The data:

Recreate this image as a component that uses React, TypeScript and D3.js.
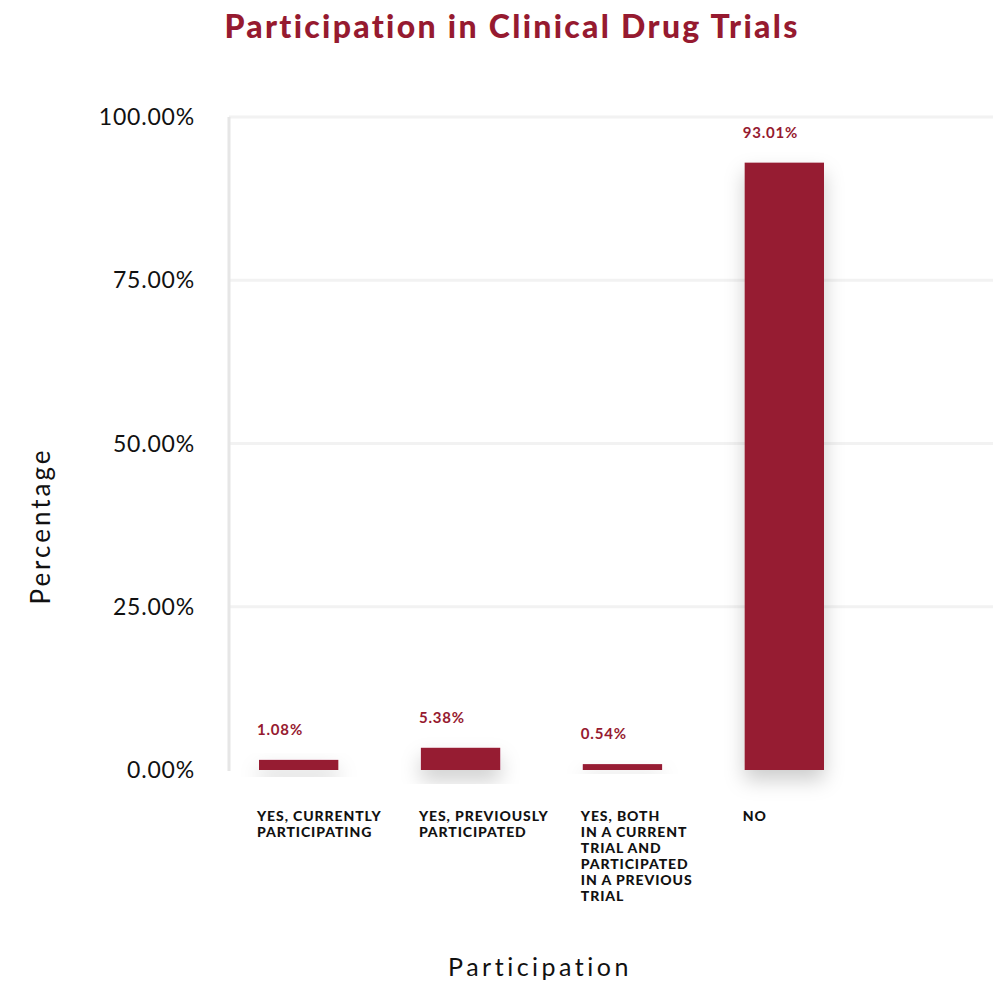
import * as d3 from "d3";

const categories = ["yes_current", "yes_previous", "yes_both", "no"];
const categoryLines = [
  ["YES, CURRENTLY", "PARTICIPATING"],
  ["YES, PREVIOUSLY", "PARTICIPATED"],
  ["YES, BOTH", "IN A CURRENT", "TRIAL AND", "PARTICIPATED", "IN A PREVIOUS", "TRIAL"],
  ["NO"],
];
// labels printed above the bars
const labelValues = [1.08, 5.38, 0.54, 93.01];
// bar heights as drawn in the picture
const barValues = [1.55, 3.4, 0.9, 93.01];
const yTicks = [0, 25, 50, 75, 100];

const width = 993;
const height = 982;
const red = "#961a30";
const font = "Lato, 'DejaVu Sans', sans-serif";

export default function App() {
  const x = d3
    .scaleBand<string>()
    .domain(categories)
    .range([259, 824])
    .paddingInner(0.51)
    .paddingOuter(0);
  const y = d3.scaleLinear().domain([0, 100]).range([770, 117]);

  return (
    <svg
      width={width}
      height={height}
      style={{ position: "absolute", left: 0, top: 0, background: "#fff" }}
    >
      <defs>
        <filter id="shadow" x="-60%" y="-60%" width="220%" height="220%">
          <feDropShadow dx="0" dy="10" stdDeviation="10" floodColor="#000" floodOpacity="0.2" />
        </filter>
      </defs>
      <text
        x={512}
        y={38}
        textAnchor="middle"
        fontFamily={font}
        fontWeight={900}
        fontSize={32}
        letterSpacing={2.3}
        fill={red}
      >
        Participation in Clinical Drug Trials
      </text>

      {yTicks.map((t) => (
        <g key={t}>
          {t > 0 && (
            <line x1={229} x2={width} y1={y(t)} y2={y(t)} stroke="#f2f2f2" strokeWidth={3} />
          )}
          <text
            x={195}
            y={y(t) + 8}
            textAnchor="end"
            fontFamily={font}
            fontSize={23}
            letterSpacing={0.8}
            fill="#111"
          >
            {d3.format(".2f")(t)}%
          </text>
        </g>
      ))}
      <line x1={229} x2={229} y1={117} y2={771} stroke="#e6e6e6" strokeWidth={3} />

      {categories.map((c, i) => (
        <g key={c}>
          <rect
            x={x(c)}
            y={y(barValues[i])}
            width={x.bandwidth()}
            height={y(0) - y(barValues[i])}
            fill={red}
            filter="url(#shadow)"
          />
          <text
            x={(x(c) as number) - 2}
            y={y(barValues[i]) - 25}
            fontFamily={font}
            fontWeight={700}
            fontSize={15}
            letterSpacing={0.8}
            fill={red}
          >
            {d3.format(".2f")(labelValues[i])}%
          </text>
          <text
            x={(x(c) as number) - 2}
            y={821}
            fontFamily={font}
            fontWeight={900}
            fontSize={14}
            letterSpacing={0.9}
            fill="#111"
          >
            {categoryLines[i].map((line, j) => (
              <tspan key={j} x={(x(c) as number) - 2} dy={j === 0 ? 0 : 16}>
                {line}
              </tspan>
            ))}
          </text>
        </g>
      ))}

      <text
        transform={`translate(50,526) rotate(-90)`}
        textAnchor="middle"
        fontFamily={font}
        fontSize={26}
        letterSpacing={3}
        fill="#111"
      >
        Percentage
      </text>
      <text
        x={540}
        y={976}
        textAnchor="middle"
        fontFamily={font}
        fontSize={25}
        letterSpacing={3.5}
        fill="#111"
      >
        Participation
      </text>
    </svg>
  );
}
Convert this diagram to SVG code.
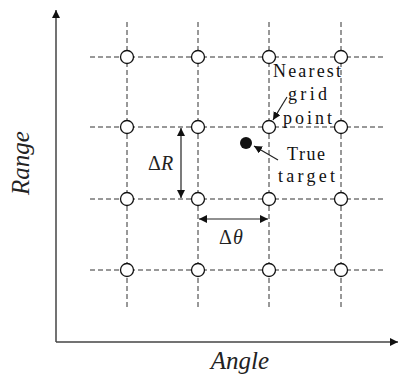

Direction: Give again, word for word, every line from the top of the data through the line with "import * as", both ends included, and exclude the pictures.

Result for this task:
Recreate this image as a component that uses React, TypeScript and D3.js.
import * as d3 from "d3";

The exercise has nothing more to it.